FORTY METRES DOWN, I’ve dumped all the air from my BC and I’m upright, finning like crazy. Billows of sand roll across the seafloor like dust clouds from an atomic explosion. I’m trying to see if I can beat the lung with the Beuchat VRT90 regulator.
“Beating the lung” is an expression meaning that you need more air from your regulator than it can deliver. It leads to air starvation.
The vicious finning, while over-weighted, was meant to simulate the demand a panicked diver might place on this budget regulator. The VRT90 breathed superbly.
It’s perhaps not that surprising that the VRT90 performed so well. The first stage is an over-balanced diaphragm design. Over-balancing is a modification that first appeared in the early 1990s to mitigate a problem with breathing air under pressure.
The pre-dive/dive switch.
As we dive deeper, we need more gas to fill our lungs – around five times as much at 40m as we require at the surface. Regulators are made to provide high flow-rates of gas on demand, so they can deliver these large volumes of air, but as it becomes increasingly pressurised, it also becomes denser and more viscous.
This can be felt from around the 30m mark in my experience, so we breathe a little harder and air seems to take a little longer to fill the lungs.

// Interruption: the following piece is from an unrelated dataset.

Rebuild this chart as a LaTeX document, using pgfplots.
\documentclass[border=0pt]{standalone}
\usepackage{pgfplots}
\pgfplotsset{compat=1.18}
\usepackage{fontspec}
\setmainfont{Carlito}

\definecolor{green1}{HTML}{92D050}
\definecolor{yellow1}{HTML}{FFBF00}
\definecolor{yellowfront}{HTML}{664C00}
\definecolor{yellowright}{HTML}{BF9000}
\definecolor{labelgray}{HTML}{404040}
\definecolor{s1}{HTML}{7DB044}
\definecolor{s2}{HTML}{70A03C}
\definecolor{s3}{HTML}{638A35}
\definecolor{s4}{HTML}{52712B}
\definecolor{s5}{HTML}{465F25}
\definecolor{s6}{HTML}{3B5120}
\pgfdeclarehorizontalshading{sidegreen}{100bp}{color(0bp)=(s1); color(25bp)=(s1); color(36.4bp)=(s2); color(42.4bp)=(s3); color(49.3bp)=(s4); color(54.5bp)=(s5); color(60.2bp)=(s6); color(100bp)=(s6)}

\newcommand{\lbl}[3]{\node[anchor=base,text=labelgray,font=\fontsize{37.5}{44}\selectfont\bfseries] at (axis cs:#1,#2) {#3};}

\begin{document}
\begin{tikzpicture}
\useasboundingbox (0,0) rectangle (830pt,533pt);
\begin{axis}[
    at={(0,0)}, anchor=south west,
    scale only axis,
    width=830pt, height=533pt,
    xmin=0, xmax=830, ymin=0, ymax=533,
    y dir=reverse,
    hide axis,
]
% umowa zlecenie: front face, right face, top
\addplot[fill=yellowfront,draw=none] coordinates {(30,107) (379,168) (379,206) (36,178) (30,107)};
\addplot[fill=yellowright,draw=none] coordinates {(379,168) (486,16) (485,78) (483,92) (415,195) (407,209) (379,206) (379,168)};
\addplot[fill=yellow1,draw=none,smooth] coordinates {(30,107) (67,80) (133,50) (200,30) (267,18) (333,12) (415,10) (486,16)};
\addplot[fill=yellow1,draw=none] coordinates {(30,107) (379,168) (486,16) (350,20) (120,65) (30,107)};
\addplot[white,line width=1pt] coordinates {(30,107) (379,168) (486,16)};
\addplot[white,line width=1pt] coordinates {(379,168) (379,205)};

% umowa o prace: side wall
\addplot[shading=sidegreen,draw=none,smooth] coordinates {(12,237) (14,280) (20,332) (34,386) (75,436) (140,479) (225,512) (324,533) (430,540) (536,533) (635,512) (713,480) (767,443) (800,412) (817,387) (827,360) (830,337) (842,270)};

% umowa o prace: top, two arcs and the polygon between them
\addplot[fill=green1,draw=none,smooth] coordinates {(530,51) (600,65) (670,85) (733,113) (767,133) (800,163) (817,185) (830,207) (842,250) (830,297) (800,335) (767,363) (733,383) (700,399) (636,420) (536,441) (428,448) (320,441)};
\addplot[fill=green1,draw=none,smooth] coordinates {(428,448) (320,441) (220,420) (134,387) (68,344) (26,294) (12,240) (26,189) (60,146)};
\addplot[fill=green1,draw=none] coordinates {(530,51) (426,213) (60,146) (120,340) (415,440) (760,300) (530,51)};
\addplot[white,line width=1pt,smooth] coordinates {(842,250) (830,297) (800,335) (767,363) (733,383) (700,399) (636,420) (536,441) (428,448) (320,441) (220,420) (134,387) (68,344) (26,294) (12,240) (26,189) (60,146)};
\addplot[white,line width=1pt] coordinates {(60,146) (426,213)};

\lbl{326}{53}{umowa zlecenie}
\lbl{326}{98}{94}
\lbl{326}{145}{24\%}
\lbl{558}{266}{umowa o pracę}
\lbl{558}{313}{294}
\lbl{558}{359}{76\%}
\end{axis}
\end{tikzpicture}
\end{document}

Most first stages match the increasing water pressure as you descend exactly. In an over-balanced design it delivers slightly higher pressure than the surrounding water pressure to the second stage – effectively giving the air an extra push to make it flow faster and be easier to breathe.
The second stage is a pneumatically balanced design. In an unbalanced second stage, a fixed-strength spring is needed to keep the second-stage valve closed against incoming air pressure from the first stage, until you inhale.
The spring needs to be quite strong or, on deep dives, it might be unable to hold back the air from your tank, and you’d get a freeflow.
When you want air, you have to use lung power to open or “crack” the valve against the closing force of the spring, which takes effort.
In the VRT90 balanced second stage a fixed-strength spring is also used, but it can be fairly weak, because air pressure is used to back it up.
Changes in depth and pressure automatically result in changes to the air pressure acting with the spring to seal the second stage. This matches the changing pressure of the air being delivered from the first stage, balancing it.
In effect, the changing air pressure in the VRT90’s balanced second stage acts like a variable-strength spring, always working at the optimum strength for the depth of the dive.
This reduces the effort you need to make to inhale and get the air flowing. It’s a selling point on premium-priced second stages as a rule.
So, by combining an over-balanced first stage and pneumatically balanced second stage, Beuchat has engineered a very easy-breathing regulator for a low price.
Crack the valve and the venturi effect kicks in. It maintains the air-flow by creating a vacuum that keeps the diaphragm depressed and the valve open for you throughout your inhalation.